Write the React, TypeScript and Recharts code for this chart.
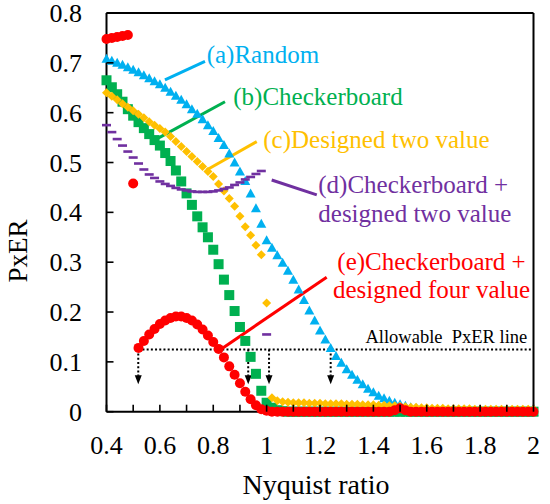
import React from "react";
import {
  ReferenceDot,
  ReferenceLine,
  Scatter,
  ScatterChart,
  XAxis,
  YAxis,
} from "recharts";

// Nyquist ratio sample positions shared by all five series
const NYQ = [
  0.4, 0.42, 0.44, 0.46, 0.48, 0.5, 0.52, 0.54, 0.56, 0.58, 0.6, 0.62, 0.64, 0.66, 0.68,
  0.7, 0.72, 0.74, 0.76, 0.78, 0.8, 0.82, 0.84, 0.86, 0.88, 0.9, 0.92, 0.94, 0.96, 0.98,
  1.0, 1.02, 1.04, 1.06, 1.08, 1.1, 1.12, 1.14, 1.16, 1.18, 1.2, 1.22, 1.24, 1.26, 1.28,
  1.3, 1.32, 1.34, 1.36, 1.38, 1.4, 1.42, 1.44, 1.46, 1.48, 1.5, 1.52, 1.54, 1.56, 1.58,
  1.6, 1.62, 1.64, 1.66, 1.68, 1.7, 1.72, 1.74, 1.76, 1.78, 1.8, 1.82, 1.84, 1.86, 1.88,
  1.9, 1.92, 1.94, 1.96, 1.98, 2.0,
];

// (a) Random
const randomPxer = [
  0.708, 0.704, 0.7, 0.696, 0.691, 0.686, 0.681, 0.675, 0.669, 0.663, 0.657, 0.65, 0.642,
  0.634, 0.626, 0.617, 0.607, 0.598, 0.587, 0.575, 0.563, 0.549, 0.535, 0.518, 0.5,
  0.482, 0.463, 0.438, 0.408, 0.377, 0.344, 0.329, 0.314, 0.299, 0.283, 0.265, 0.245,
  0.224, 0.203, 0.183, 0.163, 0.145, 0.128, 0.112, 0.098, 0.085, 0.074, 0.064, 0.055,
  0.046, 0.039, 0.032, 0.027, 0.022, 0.018, 0.015, 0.012, 0.009, 0.007, 0.005, 0.003,
  0.002, 0.001, 0, 0, 0, 0, 0, 0, 0, 0, 0, 0, 0, 0, 0, 0, 0, 0, 0, 0,
];

// (b) Checkerboard
const checkerPxer = [
  0.665, 0.651, 0.637, 0.622, 0.607, 0.594, 0.581, 0.569, 0.557, 0.545, 0.534, 0.519,
  0.503, 0.484, 0.462, 0.438, 0.415, 0.392, 0.37, 0.35, 0.325, 0.296, 0.265, 0.234,
  0.202, 0.17, 0.142, 0.11, 0.076, 0.042, 0.018, 0.008, 0.003, 0.001, 0, 0, 0, 0, 0, 0,
  0, 0, 0, 0, 0, 0, 0, 0, 0, 0, 0, 0, 0, 0, 0, 0, 0, 0, 0, 0, 0, 0, 0, 0, 0, 0, 0, 0, 0,
  0, 0, 0, 0, 0, 0, 0, 0, 0, 0, 0, 0,
];

// (c) Designed two value
const twoValuePxer = [
  0.64, 0.633, 0.626, 0.618, 0.611, 0.604, 0.597, 0.59, 0.582, 0.575, 0.568, 0.561,
  0.552, 0.542, 0.532, 0.522, 0.512, 0.502, 0.492, 0.482, 0.472, 0.457, 0.443, 0.428,
  0.412, 0.392, 0.371, 0.354, 0.334, 0.315, 0.218, 0.028, 0.022, 0.02, 0.019, 0.018,
  0.018, 0.018, 0.017, 0.017, 0.017, 0.016, 0.016, 0.016, 0.016, 0.015, 0.015, 0.015,
  0.014, 0.014, 0.014, 0.013, 0.013, 0.012, 0.012, 0.011, 0.01, 0.009, 0.009, 0.008,
  0.008, 0.007, 0.007, 0.007, 0.006, 0.006, 0.006, 0.006, 0.006, 0.005, 0.005, 0.005,
  0.005, 0.005, 0.005, 0.005, 0.005, 0.005, 0.005, 0.005, 0.005,
];

// (d) Checkerboard + designed two value
const checkerTwoPxer = [
  0.575, 0.561, 0.547, 0.534, 0.522, 0.51, 0.498, 0.486, 0.476, 0.469, 0.462, 0.457,
  0.453, 0.449, 0.446, 0.444, 0.442, 0.441, 0.441, 0.441, 0.442, 0.444, 0.447, 0.45,
  0.455, 0.46, 0.466, 0.471, 0.477, 0.483, 0.155, 0, 0, 0, 0, 0, 0, 0, 0, 0, 0, 0, 0, 0,
  0, 0, 0, 0, 0, 0, 0, 0, 0, 0, 0, 0, 0, 0, 0, 0, 0, 0, 0, 0, 0, 0, 0, 0, 0, 0, 0, 0, 0,
  0, 0, 0, 0, 0, 0, 0, 0,
];

// (e) Checkerboard + designed four value
const checkerFourPxer = [
  0.748, 0.75, 0.752, 0.754, 0.756, 0.458, 0.128, 0.142, 0.155, 0.166, 0.176, 0.183,
  0.188, 0.191, 0.191, 0.188, 0.183, 0.175, 0.165, 0.153, 0.14, 0.126, 0.109, 0.091,
  0.074, 0.057, 0.04, 0.025, 0.013, 0.005, 0.002, 0, 0, 0, 0, 0, 0, 0, 0, 0, 0, 0, 0, 0,
  0, 0, 0, 0, 0, 0, 0, 0, 0, 0, 0.003, 0.007, 0.003, 0, 0, 0, 0, 0, 0, 0, 0, 0, 0, 0, 0,
  0, 0, 0, 0, 0, 0, 0, 0, 0, 0, 0, 0,
];

const X_TICKS = [0.4, 0.5, 0.6, 0.7, 0.8, 0.9, 1.0, 1.1, 1.2, 1.3, 1.4, 1.5, 1.6, 1.7, 1.8, 1.9, 2.0];
const X_LABELS = ["0.4", "", "0.6", "", "0.8", "", "1", "", "1.2", "", "1.4", "", "1.6", "", "1.8", "", "2"];
const Y_TICKS = [0, 0.1, 0.2, 0.3, 0.4, 0.5, 0.6, 0.7, 0.8];
const Y_LABELS = ["0", "0.1", "0.2", "0.3", "0.4", "0.5", "0.6", "0.7", "0.8"];

// allowable PxER level and the ratios where each curve drops below it
const ALLOWABLE = 0.125;
const ARROW_X = [0.519, 0.931, 1.009, 1.24];

const BLUE = "#00B0F0";
const GREEN = "#00B050";
const YELLOW = "#FFC000";
const PURPLE = "#7030A0";
const RED = "#FF0000";
const FONT = "'Liberation Serif', 'Times New Roman', serif";

const toPoints = (ys: number[]) => NYQ.map((x, i) => ({ x, y: ys[i] }));

const Triangle = ({ cx, cy }: any) => (
  <polygon points={`${cx},${cy - 5} ${cx - 5},${cy + 4} ${cx + 5},${cy + 4}`} fill={BLUE} />
);
const Square = ({ cx, cy }: any) => (
  <rect x={cx - 5} y={cy - 5} width={10} height={10} fill={GREEN} />
);
const Diamond = ({ cx, cy }: any) => (
  <polygon points={`${cx},${cy - 4.5} ${cx + 4.5},${cy} ${cx},${cy + 4.5} ${cx - 4.5},${cy}`} fill={YELLOW} />
);
const Dash = ({ cx, cy }: any) => (
  <rect x={cx - 4.5} y={cy - 1.3} width={9} height={2.6} fill={PURPLE} />
);
const Dot = ({ cx, cy }: any) => <circle cx={cx} cy={cy} r={5} fill={RED} />;
const ArrowHead = ({ cx, cy }: any) => (
  <polygon points={`${cx},${cy + 4} ${cx - 3.5},${cy - 5} ${cx + 3.5},${cy - 5}`} fill="#000" />
);

const XTick = ({ x, y, index }: any) => (
  <g>
    <line x1={x} y1={y} x2={x} y2={y - 7} stroke="#000" strokeWidth={1.6} />
    <text x={x} y={y + 42} textAnchor="middle" fontSize={26} fontFamily={FONT} fill="#000">
      {X_LABELS[index] ?? ""}
    </text>
  </g>
);

const YTick = ({ x, y, index }: any) => (
  <g>
    <line x1={x} y1={y} x2={x + 7} y2={y} stroke="#000" strokeWidth={1.6} />
    <text x={x - 24.5} y={y + 9} textAnchor="end" fontSize={26} fontFamily={FONT} fill="#000">
      {Y_LABELS[index] ?? ""}
    </text>
  </g>
);

const dotted = { stroke: "#000", strokeWidth: 2, strokeDasharray: "2 2.2" };

export default function App() {
  return (
    <div style={{ position: "absolute", left: 0, top: 0, background: "#fff" }}>
      <ScatterChart
        width={550}
        height={504}
        margin={{ top: 13, right: 16.5, left: 0, bottom: 0 }}
      >
        <XAxis
          type="number"
          dataKey="x"
          domain={[0.4, 2]}
          ticks={X_TICKS}
          interval={0}
          tickSize={0}
          tickMargin={0}
          tick={<XTick />}
          height={92.3}
          axisLine={{ stroke: "#000", strokeWidth: 2 }}
        />
        <YAxis
          type="number"
          dataKey="y"
          domain={[0, 0.8]}
          ticks={Y_TICKS}
          interval={0}
          tickSize={0}
          tickMargin={0}
          tick={<YTick />}
          width={106.5}
          axisLine={{ stroke: "#000", strokeWidth: 2 }}
        />
        <ReferenceLine y={0.8} stroke="#000" strokeWidth={2} />
        <ReferenceLine x={2} stroke="#000" strokeWidth={2} />

        <ReferenceLine
          segment={[{ x: 0.519, y: ALLOWABLE }, { x: 2, y: ALLOWABLE }]}
          {...dotted}
        />
        {ARROW_X.map((ax) => (
          <ReferenceLine
            key={`s${ax}`}
            segment={[{ x: ax, y: ALLOWABLE }, { x: ax, y: 0.072 }]}
            {...dotted}
          />
        ))}
        {ARROW_X.map((ax) => (
          <ReferenceDot key={`h${ax}`} x={ax} y={0.063} shape={<ArrowHead />} />
        ))}

        <Scatter data={toPoints(randomPxer)} shape={<Triangle />} isAnimationActive={false} />
        <Scatter data={toPoints(checkerPxer)} shape={<Square />} isAnimationActive={false} />
        <Scatter data={toPoints(twoValuePxer)} shape={<Diamond />} isAnimationActive={false} />
        <Scatter data={toPoints(checkerTwoPxer)} shape={<Dash />} isAnimationActive={false} />
        <Scatter data={toPoints(checkerFourPxer)} shape={<Dot />} isAnimationActive={false} />

        {/* leader lines from each curve to its label */}
        <ReferenceLine segment={[{ x: 0.619, y: 0.666 }, { x: 0.769, y: 0.703 }]} stroke={BLUE} strokeWidth={3} ifOverflow="visible" />
        <ReferenceLine segment={[{ x: 0.594, y: 0.549 }, { x: 0.844, y: 0.622 }]} stroke={GREEN} strokeWidth={3} ifOverflow="visible" />
        <ReferenceLine segment={[{ x: 0.775, y: 0.485 }, { x: 0.963, y: 0.542 }]} stroke={YELLOW} strokeWidth={3} ifOverflow="visible" />
        <ReferenceLine segment={[{ x: 1.019, y: 0.465 }, { x: 1.188, y: 0.435 }]} stroke={PURPLE} strokeWidth={3} ifOverflow="visible" />
        <ReferenceLine segment={[{ x: 0.825, y: 0.124 }, { x: 1.225, y: 0.27 }]} stroke={RED} strokeWidth={3} ifOverflow="visible" />

        <text x={206.7} y={63.3} fontSize={25} fontFamily={FONT} fill={BLUE}>(a)Random</text>
        <text x={233.3} y={105} fontSize={25} fontFamily={FONT} fill={GREEN}>(b)Checkerboard</text>
        <text x={263.3} y={148.3} fontSize={25} fontFamily={FONT} fill={YELLOW}>(c)Designed two value</text>
        <text x={318.3} y={193.3} fontSize={25} fontFamily={FONT} fill={PURPLE}>(d)Checkerboard +</text>
        <text x={318.3} y={221.7} fontSize={25} fontFamily={FONT} fill={PURPLE}>designed two value</text>
        <text x={431.5} y={270} fontSize={25} fontFamily={FONT} fill={RED} textAnchor="middle">(e)Checkerboard +</text>
        <text x={431.5} y={298.3} fontSize={25} fontFamily={FONT} fill={RED} textAnchor="middle">designed four value</text>
        <text x={527.3} y={342.7} fontSize={18.5} fontFamily={FONT} fill="#000" textAnchor="end" xmlSpace="preserve">Allowable  PxER line</text>

        <text x={316} y={493.5} fontSize={28} fontFamily={FONT} fill="#000" textAnchor="middle">Nyquist ratio</text>
        <text transform="translate(26.5,251) rotate(-90)" fontSize={27} fontFamily={FONT} fill="#000" textAnchor="middle">PxER</text>
      </ScatterChart>
    </div>
  );
}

■ ■ ■ ■ ■

WHAT YOU NEED TO DO ▸ Across the data, tally the lines containing "React" and give back the number alone.

WRITTEN ANSWER ▸ 2